Reading about the Peasants Revolt at this moment in time resonated for me as you can imagine.
There are some interesting parallels.
We are also dealing with the aftermath of a once in a century pandemic – though not as deadly as “The Great Mortality.”
We are also seeing our government enacting onerous dictates on us in response to this pandemic. But rather than forcing us to work, they forced us to stay home – going so far as to arrest business owners who defied lockdown orders to keep their businesses open while deploying police to shut down churches.
And now, with the aftermath of the pandemic laying waste to our economy, our government is planning on raising our taxes in order to pay for spending that does not one thing to improve the lives of the people.
We will have to foot the bill despite the fact that we’ve been economically devasted by the government’s pandemic response.
Unequal justice, like that during the Peasants Revolt, is already happening to us. BLM rioters storm DC and set fire to an historic church, yet not one thing happens to them. Meanwhile a bunch of Trump supporters get arrested and held without bail for the crime of wandering into the Capitol taking selfies.
The police officer who shot and killed Ashli Babbitt, like the King’s soldiers who executed the rebel peasants, faces no charges for her death. We don’t even know his name.
It’s like déjà vu all over again.
So imagine my surprise this morning when, on the heels of reading about the Peasants Revolt of 1381, the first column I read is Kurt Schlichter’s latest “Letting Hunter Biden Off is a Message to Us Peasants.”
Oh, the irony.
Get out of my head, Kurt!
The fact that the loser spawn of Grandpa Badfinger is thumbing his coke-caked nose at the justice system represents not merely the tacky machinations of a crusty pol protecting the family Fredo. It has a deeper and more cynical purpose – to show us that our overlords are unaccountable and that the law is now merely another implement in the regime’s toolkit of oppression. They are telling us that they and their scumbag progeny can do whatever they want, but that we can’t.
In the short term, this is infuriating. In the long term, it could bring down the system our garbage ruling caste inherited.
Our ruling class is clearly ignorant of history. Hardly surprising when you consider that history is the least-taught subject in public schools. Plus, like most “progressives,” these idiots think history began ten minutes ago.
You can’t learn from the past if you ignore its existence.
And these guys are ignoring the past.
You can’t push people to the brink and not expect some kind of equal and opposite reaction. History is chock-a-block with examples of this. And the 1381 Peasants Revolt is only one of many.
Schlichter’s column warns exactly that. Eventually, there will be pushback. And the ruling class won’t like it.

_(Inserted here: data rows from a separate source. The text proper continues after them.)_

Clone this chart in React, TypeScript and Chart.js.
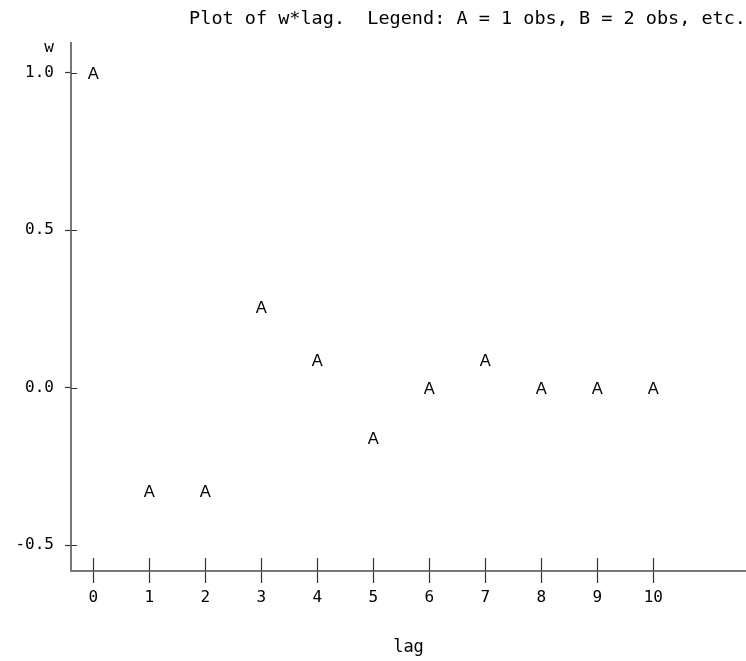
import React, { useEffect, useRef } from "react";
import { Chart, registerables } from "chart.js";

Chart.register(...registerables);

const TITLE = "Plot of w*lag.  Legend: A = 1 obs, B = 2 obs, etc.";
const Y_VAR = "w";
const X_VAR = "lag";
const MARKER = "A";

const LAGS = [0, 1, 2, 3, 4, 5, 6, 7, 8, 9, 10];
const W = [1.0, -0.329, -0.329, 0.255, 0.089, -0.161, 0.0, 0.089, 0.0, 0.0, 0.0];

const X_TICKS = [0, 1, 2, 3, 4, 5, 6, 7, 8, 9, 10];
const Y_TICKS = [-0.5, 0.0, 0.5, 1.0];
const Y_LABEL_POS = 1.08; // where the variable name "w" sits on the y axis

const X_MIN = -0.398;
const X_MAX = 11.655;
const Y_MIN = -0.582;
const Y_MAX = 1.094;

const MONO = "'DejaVu Sans Mono', monospace";
const MARK_FONT = "16.5px 'Liberation Sans', Arial, sans-serif";

const letterMarkers = {
  id: "letterMarkers",
  afterDatasetsDraw(chart: any) {
    const { ctx } = chart;
    ctx.save();
    ctx.fillStyle = "#000";
    ctx.font = MARK_FONT;
    ctx.textAlign = "center";
    ctx.textBaseline = "alphabetic";
    chart.getSortedVisibleDatasetMetas().forEach((meta: any) => {
      meta.data.forEach((el: any) => {
        ctx.fillText(MARKER, el.x, el.y + (16.5 * 0.716) / 2);
      });
    });
    ctx.restore();
  },
};

const innerTicks = {
  id: "innerTicks",
  afterDraw(chart: any) {
    const { ctx, chartArea, scales } = chart;
    ctx.save();
    ctx.strokeStyle = "#333";
    ctx.lineWidth = 1.2;
    ctx.beginPath();
    for (const v of X_TICKS) {
      const px = Math.round(scales.x.getPixelForValue(v)) + 0.5;
      ctx.moveTo(px, chartArea.bottom);
      ctx.lineTo(px, chartArea.bottom - 13);
    }
    for (const v of Y_TICKS) {
      const py = Math.round(scales.y.getPixelForValue(v)) + 0.5;
      ctx.moveTo(chartArea.left, py);
      ctx.lineTo(chartArea.left + 6, py);
    }
    ctx.stroke();
    ctx.restore();
  },
};

export default function App() {
  const ref = useRef<HTMLCanvasElement | null>(null);

  useEffect(() => {
    if (!ref.current) return;
    const chart = new Chart(ref.current, {
      type: "scatter",
      data: {
        datasets: [
          {
            data: LAGS.map((x, i) => ({ x, y: W[i] })),
            pointRadius: 0,
            pointHoverRadius: 0,
            showLine: false,
          },
        ],
      },
      options: {
        animation: false,
        responsive: false,
        devicePixelRatio: 1,
        events: [],
        layout: { padding: 0, autoPadding: false },
        plugins: {
          legend: { display: false },
          tooltip: { enabled: false },
          title: {
            display: true,
            text: TITLE,
            align: "end",
            color: "#000",
            font: { family: MONO, size: 18.5, weight: "normal", lineHeight: 1.2 },
            padding: { top: 8, bottom: 12.8 },
          },
        },
        scales: {
          x: {
            type: "linear",
            position: "bottom",
            min: X_MIN,
            max: X_MAX,
            afterBuildTicks: (s: any) => {
              s.ticks = X_TICKS.map((v) => ({ value: v }));
            },
            afterFit: (s: any) => {
              s.height = 90;
            },
            ticks: {
              color: "#000",
              font: { family: MONO, size: 16 },
              padding: 5,
              maxRotation: 0,
              autoSkip: false,
              callback: (v: any) => String(v),
            },
            grid: {
              drawOnChartArea: false,
              drawTicks: true,
              tickLength: 12,
              tickColor: "#333",
              tickWidth: 1.2,
            },
            border: { display: true, color: "#777", width: 2 },
            title: {
              display: true,
              text: X_VAR,
              color: "#000",
              font: { family: MONO, size: 17 },
              padding: { top: 4, bottom: 3 },
            },
          },
          y: {
            type: "linear",
            position: "left",
            min: Y_MIN,
            max: Y_MAX,
            afterBuildTicks: (s: any) => {
              s.ticks = [...Y_TICKS, Y_LABEL_POS].map((v) => ({ value: v }));
            },
            afterFit: (s: any) => {
              s.width = 71;
            },
            ticks: {
              color: "#000",
              font: { family: MONO, size: 16 },
              padding: 11,
              autoSkip: false,
              callback: (v: any) => (v === Y_LABEL_POS ? Y_VAR : Number(v).toFixed(1)),
            },
            grid: {
              drawOnChartArea: false,
              drawTicks: true,
              tickLength: 6,
              tickWidth: 1.2,
              tickColor: (c: any) =>
                c.tick && c.tick.value === Y_LABEL_POS ? "rgba(0,0,0,0)" : "#333",
            },
            border: { display: true, color: "#777", width: 2 },
          },
        },
      },
      plugins: [letterMarkers, innerTicks],
    });
    return () => chart.destroy();
  }, []);

  return (
    <div style={{ position: "absolute", left: 0, top: 0, width: 746, height: 661, background: "#fff" }}>
      <canvas ref={ref} width={746} height={661} style={{ display: "block" }} />
    </div>
  );
}
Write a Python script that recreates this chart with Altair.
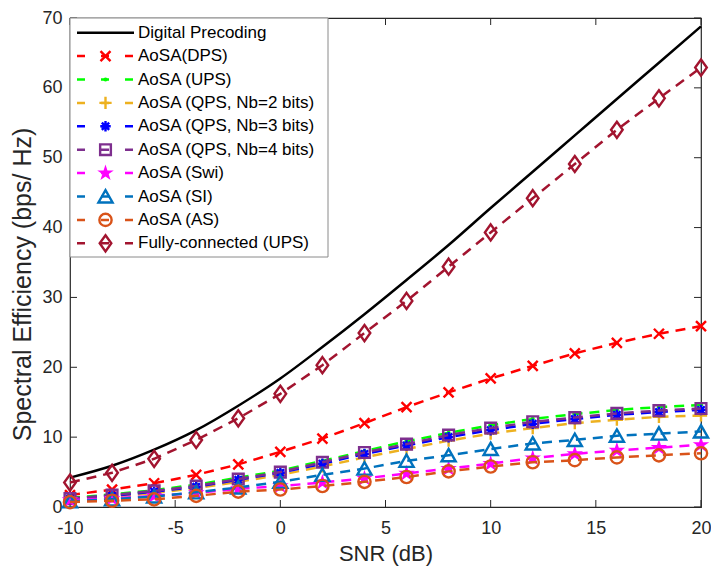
import altair as alt
import pandas as pd

# SNR sweep (dB)
snr = [-10, -8, -6, -4, -2, 0, 2, 4, 6, 8, 10, 12, 14, 16, 18, 20]

# Spectral efficiency (bps/Hz) per scheme
digital = [4.2, 5.9, 8.2, 11.0, 14.5, 18.4, 22.9, 27.6, 32.5, 37.5, 42.8, 48.0, 53.2, 58.4, 63.6, 68.8]
aosa_dps = [1.7, 2.5, 3.4, 4.6, 6.1, 7.9, 9.8, 12.0, 14.3, 16.4, 18.4, 20.2, 22.0, 23.5, 24.8, 25.9]
aosa_ups = [1.3, 1.8, 2.4, 3.2, 4.2, 5.2, 6.6, 8.0, 9.4, 10.6, 11.7, 12.6, 13.3, 13.9, 14.3, 14.6]
aosa_qps2 = [1.1, 1.5, 2.0, 2.7, 3.6, 4.6, 5.8, 7.1, 8.3, 9.5, 10.5, 11.3, 12.0, 12.5, 12.9, 13.1]
aosa_qps3 = [1.2, 1.6, 2.2, 2.9, 3.9, 4.9, 6.2, 7.6, 8.8, 10.0, 11.0, 11.9, 12.6, 13.2, 13.6, 13.9]
aosa_qps4 = [1.2, 1.7, 2.3, 3.0, 4.0, 5.0, 6.4, 7.8, 9.0, 10.3, 11.3, 12.2, 12.8, 13.4, 13.8, 14.1]
aosa_swi = [1.0, 1.2, 1.6, 2.0, 2.6, 3.0, 3.5, 4.1, 4.8, 5.5, 6.2, 7.0, 7.6, 8.1, 8.5, 8.9]
aosa_si = [0.8, 1.1, 1.5, 2.1, 2.8, 3.6, 4.6, 5.5, 6.6, 7.4, 8.3, 9.1, 9.6, 10.2, 10.5, 10.8]
aosa_as = [0.7, 0.9, 1.1, 1.6, 2.2, 2.5, 3.0, 3.6, 4.3, 5.1, 5.8, 6.4, 6.7, 7.1, 7.4, 7.7]
fully_ups = [3.5, 4.9, 6.9, 9.6, 12.7, 16.2, 20.3, 24.9, 29.5, 34.4, 39.3, 44.2, 49.1, 54.0, 58.5, 62.9]

names = [
    "Digital Precoding",
    "AoSA(DPS)",
    "AoSA (UPS)",
    "AoSA (QPS, Nb=2 bits)",
    "AoSA (QPS, Nb=3 bits)",
    "AoSA (QPS, Nb=4 bits)",
    "AoSA (Swi)",
    "AoSA (SI)",
    "AoSA (AS)",
    "Fully-connected (UPS)",
]
values = [digital, aosa_dps, aosa_ups, aosa_qps2, aosa_qps3, aosa_qps4,
          aosa_swi, aosa_si, aosa_as, fully_ups]
colors = ["#000000", "#FF0000", "#00FF00", "#EDB120", "#0000FF", "#7E2F8E",
          "#FF00FF", "#0072BD", "#D95319", "#A2142F"]

x_ticks = [-10, -5, 0, 5, 10, 15, 20]
y_ticks = [0, 10, 20, 30, 40, 50, 60, 70]

# marker glyphs (unit-square SVG paths or Vega symbol names)
CROSS = "M-1,-1L1,1M-1,1L1,-1"
PLUS = "M-1,0L1,0M0,-1L0,1"
ASTER = "M-1,0L1,0M0,-1L0,1M-0.7,-0.7L0.7,0.7M-0.7,0.7L0.7,-0.7"
STAR = ("M0,-1L0.225,-0.309L0.951,-0.309L0.363,0.118L0.588,0.809L0,0.382"
        "L-0.588,0.809L-0.363,0.118L-0.951,-0.309L-0.225,-0.309Z")
TRI = "M0,-0.9L1,0.85L-1,0.85Z"
DIAM = "M0,-1L0.72,0L0,1L-0.72,0Z"

# (shape, size, filled) per scheme; None = plain line
markers = [None, (CROSS, 100, False), ("circle", 18, True), (PLUS, 150, False),
           (ASTER, 110, False), ("square", 115, False), (STAR, 300, True),
           (TRI, 200, False), ("circle", 150, False), (DIAM, 260, False)]

W, H = 631, 489
FONT = "Liberation Sans"
INK = "#262626"

x_scale = alt.Scale(domain=[-10, 20], nice=False, zero=False)
y_scale = alt.Scale(domain=[0, 70], nice=False, zero=False)
x_axis = alt.Axis(values=x_ticks, title="SNR (dB)", grid=False, domain=False,
                  ticks=False, tickSize=0, labelPadding=12, titlePadding=6,
                  labelFlush=False, labelExpr="'' + datum.value")
y_axis = alt.Axis(values=y_ticks, title="Spectral Efficiency (bps/ Hz)", grid=False,
                  domain=False, ticks=False, tickSize=0, labelPadding=8,
                  labelFlush=False, labelExpr="'' + datum.value",
                  titleFontSize=25, titleX=-48, titleY=266,
                  titleBaseline="middle", titleAngle=270)
X = alt.X("snr:Q", scale=x_scale, axis=x_axis)
Y = alt.Y("se:Q", scale=y_scale, axis=y_axis)

layers = []

# inward tick marks on all four sides of the box
xt = pd.DataFrame({"snr": x_ticks})
yt = pd.DataFrame({"se": y_ticks})
TL = 7
layers.append(alt.Chart(xt).mark_rule(color=INK, strokeWidth=1).encode(
    x=X, y=alt.value(H), y2=alt.value(H - TL)))
layers.append(alt.Chart(xt).mark_rule(color=INK, strokeWidth=1).encode(
    x=X, y=alt.value(0), y2=alt.value(TL)))
layers.append(alt.Chart(yt).mark_rule(color=INK, strokeWidth=1).encode(
    y=Y, x=alt.value(0), x2=alt.value(TL)))
layers.append(alt.Chart(yt).mark_rule(color=INK, strokeWidth=1).encode(
    y=Y, x=alt.value(W), x2=alt.value(W - TL)))

# curves: line then markers, in plotting order
for name, vals, col, mk in zip(names, values, colors, markers):
    df = pd.DataFrame({"snr": snr, "se": vals})
    if mk is None:
        layers.append(alt.Chart(df).mark_line(
            color=col, strokeWidth=2.5, interpolate="monotone").encode(x=X, y=Y))
        continue
    layers.append(alt.Chart(df).mark_line(
        color=col, strokeWidth=2.5, strokeDash=[10, 7]).encode(x=X, y=Y))
    shape, size, filled = mk
    layers.append(alt.Chart(df).mark_point(
        shape=shape, size=size, filled=filled, color=col, opacity=1,
        strokeWidth=2.4).encode(x=X, y=Y))

# legend box in the upper-left corner
ROW0, ROWH = 14.7, 23.4
ly = alt.Y("ly:Q", scale=None, axis=None)
box = pd.DataFrame({"k": [0]})
layers.append(alt.Chart(box).mark_rect(
    fill="white", stroke="#8a8a8a", strokeWidth=1).encode(
    x=alt.value(0), x2=alt.value(258), y=alt.value(0), y2=alt.value(239)))

for i, (name, col, mk) in enumerate(zip(names, colors, markers)):
    row = pd.DataFrame({"name": [name], "idx": [i]})
    base = alt.Chart(row).transform_calculate(ly=f"{ROW0} + datum.idx * {ROWH}")
    if mk is None:
        layers.append(base.mark_rule(color=col, strokeWidth=2.5).encode(
            x=alt.value(7), x2=alt.value(64), y=ly))
        continue
    layers.append(base.mark_rule(color=col, strokeWidth=2.5, strokeDash=[8, 16]).encode(
        x=alt.value(7), x2=alt.value(64), y=ly))
    shape, size, filled = mk
    layers.append(base.mark_point(
        shape=shape, size=size, filled=filled, color=col, opacity=1,
        strokeWidth=2.4).encode(x=alt.value(35.5), y=ly))

legend_df = pd.DataFrame({"name": names, "idx": list(range(len(names)))})
layers.append(alt.Chart(legend_df).transform_calculate(
    ly=f"{ROW0} + datum.idx * {ROWH}").mark_text(
    align="left", baseline="middle", font=FONT, fontSize=17, color="#000000").encode(
    x=alt.value(68), y=ly, text="name:N"))

chart = alt.layer(*layers).properties(
    width=W, height=H,
    autosize=alt.AutoSizeParams(type="none"),
    padding={"left": 70, "top": 18, "right": 10, "bottom": 64},
).configure_view(
    stroke=INK, strokeWidth=1.2
).configure_axis(
    labelFont=FONT, titleFont=FONT, labelFontSize=18, titleFontSize=22,
    labelColor=INK, titleColor=INK, titleFontWeight="normal"
)

chart.save("out.html", embed_options={"renderer": "svg", "actions": False})
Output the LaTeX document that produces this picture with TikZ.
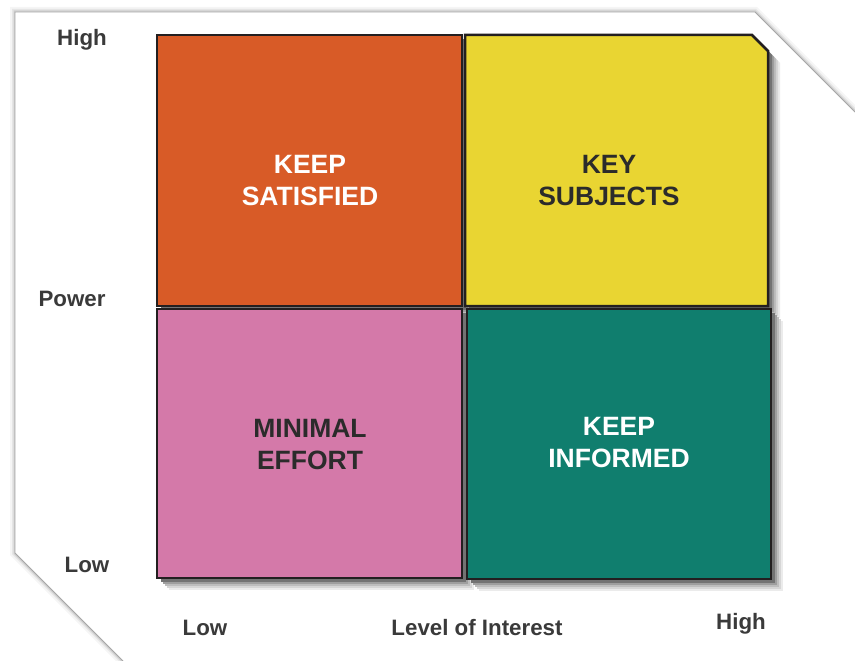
\documentclass[tikz,border=0pt]{standalone}
\usepackage{fontspec}
\setmainfont{Liberation Sans}
\definecolor{satorange}{HTML}{D85B27}
\definecolor{keyyellow}{HTML}{E9D532}
\definecolor{minpink}{HTML}{D479A9}
\definecolor{infteal}{HTML}{107E6E}
\definecolor{edgedark}{HTML}{231F20}
\definecolor{axisgray}{HTML}{3A3A3A}
\definecolor{inkdark}{HTML}{2B2B2B}
\begin{document}
\begin{tikzpicture}[x=1pt,y=-1pt,
    quad/.style={draw=edgedark,line width=2.5pt,line join=miter},
    axislabel/.style={text=axisgray,font=\fontsize{22.3}{24}\selectfont\bfseries},
    quadlabel/.style={align=center,font=\fontsize{26.5}{32}\selectfont\bfseries}]
    \useasboundingbox (0,0) rectangle (855,661);

    % frame with a soft edge
    \draw[gray!8, line width=10pt] (855,112) -- (755,12) -- (15,12) -- (15,553) -- (123,661);
    \draw[gray!20, line width=6pt] (855,112) -- (755,12) -- (15,12) -- (15,553) -- (123,661);
    \draw[gray!38, line width=3pt] (855,112) -- (755,12) -- (15,12) -- (15,553) -- (123,661);
    \fill[white] (15,12) -- (755,12) -- (855,112) -- (855,661) -- (123,661) -- (15,553) -- cycle;
    \draw[gray!70, line width=0.8pt] (855,112) -- (755,12) -- (15,12) -- (15,553) -- (123,661);

    % shadows
    \foreach \d/\c in {12/8,10/16,8/26,6/38,4/55} {
        \fill[black!\c] (157+\d,35+\d) rectangle (462+\d,306+\d);
        \fill[black!\c] (465+\d,35+\d) -- (752+\d,35+\d) -- (768+\d,51+\d) -- (768+\d,306+\d) -- (465+\d,306+\d) -- cycle;
        \fill[black!\c] (157+\d,309+\d) rectangle (462+\d,578+\d);
        \fill[black!\c] (467+\d,309+\d) rectangle (771+\d,579+\d);
    }

    % quadrants
    \draw[quad, fill=keyyellow] (465,35) -- (752,35) -- (768,51) -- (768,306) -- (465,306) -- cycle;
    \draw[quad, fill=infteal] (467,309) rectangle (771,579);
    \draw[quad, fill=satorange] (157,35) rectangle (462,306);
    \draw[quad, fill=minpink] (157,309) rectangle (462,578);

    \node[quadlabel, text=white] (ks) at (310,181) {KEEP\\SATISFIED};
    \node[quadlabel, text=inkdark] (ksub) at (609,181) {KEY\\SUBJECTS};
    \node[quadlabel, text=inkdark] (me) at (310,445) {MINIMAL\\EFFORT};
    \node[quadlabel, text=white] (ki) at (619,443) {KEEP\\INFORMED};

    % axis labels
    \node[axislabel] (powhigh) at (82,40) {High};
    \node[axislabel] (power) at (72,299) {Power};
    \node[axislabel] (powlow) at (87,565) {Low};
    \node[axislabel] (intlow) at (205,628) {Low};
    \node[axislabel] (interest) at (477,628) {Level of Interest};
    \node[axislabel] (inthigh) at (741,624) {High};
\end{tikzpicture}
\end{document}
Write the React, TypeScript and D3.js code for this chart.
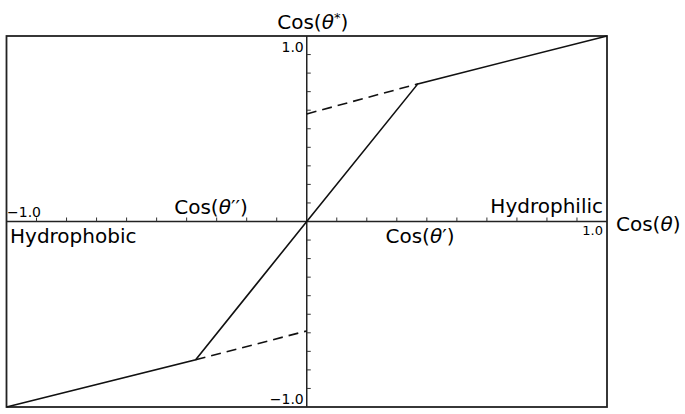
import * as d3 from 'd3'

// cos(theta) -> cos(theta*) : solid curve and dashed extensions
const solidX = [-1, -0.37, 0, 0.37, 1]
const solidY = [-1, -0.745, 0, 0.742, 1]
const dashUpperX = [0, 0.37]
const dashUpperY = [0.58, 0.742]
const dashLowerX = [-0.37, 0]
const dashLowerY = [-0.745, -0.59]
const tickValues = d3.range(-9, 10).filter(v => v !== 0).map(v => v / 10)

const W = 685
const H = 414
const font = '"DejaVu Sans", Verdana, sans-serif'

export default function App() {
  const x = d3.scaleLinear().domain([-1, 1]).range([6.5, 607])
  const y = d3.scaleLinear().domain([-1, 1]).range([407, 36])

  const line = d3
    .line<[number, number]>()
    .x(d => x(d[0]))
    .y(d => y(d[1]))

  const zip = (xs: number[], ys: number[]) => xs.map((v, i) => [v, ys[i]] as [number, number])

  const x0 = x(0)
  const y0 = y(0)
  const fs = 20

  return (
    <div style={{ position: 'absolute', left: 0, top: 0 }}>
      <svg width={W} height={H} style={{ display: 'block', background: 'white' }} fontFamily={font}>
        {/* frame */}
        <rect
          x={x(-1)}
          y={y(1)}
          width={x(1) - x(-1)}
          height={y(-1) - y(1)}
          fill="none"
          stroke="#222"
          strokeWidth={1.8}
        />
        {/* axes */}
        <line x1={x(-1)} x2={x(1)} y1={y0} y2={y0} stroke="#222" strokeWidth={1.5} />
        <line x1={x0} x2={x0} y1={y(1)} y2={y(-1)} stroke="#222" strokeWidth={1.5} />
        {tickValues.map(t => (
          <line key={'x' + t} x1={x(t)} x2={x(t)} y1={y0} y2={y0 - 4} stroke="#333" strokeWidth={1} />
        ))}
        {tickValues.map(t => (
          <line key={'y' + t} x1={x0} x2={x0 + 4} y1={y(t)} y2={y(t)} stroke="#333" strokeWidth={1} />
        ))}

        {/* curves */}
        <path d={line(zip(solidX, solidY)) ?? ''} fill="none" stroke="#111" strokeWidth={1.6} />
        <path
          d={line(zip(dashUpperX, dashUpperY)) ?? ''}
          fill="none"
          stroke="#111"
          strokeWidth={1.6}
          strokeDasharray="10,6"
        />
        <path
          d={line(zip(dashLowerX, dashLowerY)) ?? ''}
          fill="none"
          stroke="#111"
          strokeWidth={1.6}
          strokeDasharray="10,6"
        />

        {/* labels */}
        <text x={x0 + 6} y={29} fontSize={fs} textAnchor="middle" fill="#000">
          Cos(<tspan fontStyle="italic">θ</tspan>
          <tspan fontSize={13} dy={-7}>*</tspan>
          <tspan dy={7}>)</tspan>
        </text>
        <text x={616} y={231} fontSize={fs} fill="#000">
          Cos(<tspan fontStyle="italic">θ</tspan>)
        </text>
        <text x={603} y={213} fontSize={fs} textAnchor="end" fill="#000">
          Hydrophilic
        </text>
        <text x={10} y={243} fontSize={fs} fill="#000">
          Hydrophobic
        </text>
        <text x={211} y={214} fontSize={fs} textAnchor="middle" fill="#000">
          Cos(<tspan fontStyle="italic">θ</tspan>′′)
        </text>
        <text x={420} y={243} fontSize={fs} textAnchor="middle" fill="#000">
          Cos(<tspan fontStyle="italic">θ</tspan>′)
        </text>
        <text x={7} y={217} fontSize={14} fill="#000">
          −1.0
        </text>
        <text x={603} y={235} fontSize={13} textAnchor="end" fill="#000">
          1.0
        </text>
        <text x={x0 - 3} y={52} fontSize={14} textAnchor="end" fill="#000">
          1.0
        </text>
        <text x={x0 - 3} y={404} fontSize={14} textAnchor="end" fill="#000">
          −1.0
        </text>
      </svg>
    </div>
  )
}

But it was this paragraph that really sealed it for me:
The liberal establishment has succumbed to the temptation to rely on power instead of the law impartially and fairly applied. It further imagines, since our ruling caste is historically illiterate and totally ignorant of human, much less American, nature, that it can flaunt this unfairness and to intimidate us with it. Hitler thought he could bomb the Brits and butcher the Russians into submission. But it just made them madder, and in the end he blew his miserable brains out in a dingy cave.
And, might I add, the Crown thought it could treat the peasants like chattel while taxing them into oblivion, but it just made the peasants revolt.
While Richard II put down this revolt, it wasn’t the last strife to occur during his turbulent and brutal reign. And in the end, his own cousin, Henry Bolingbroke, deposed him and left Richard to die of starvation at Pontifract Castle at the age of 33.
I realize this makes me sound like a conspiracy theorist, but there’s a reason this current ideological “purge” taking place in the US Military has me nervous. Given history, I can’t help but wonder if the ruling class in America is anticipating the need to deploy US troops against the American people just as Richard II deployed his troops against the peasants.
Yes I know that sounds tin-foil hatty.
But it’s happened before.
History is like spicy food. It repeats on you.
You can’t blame me for wondering if it could happen again.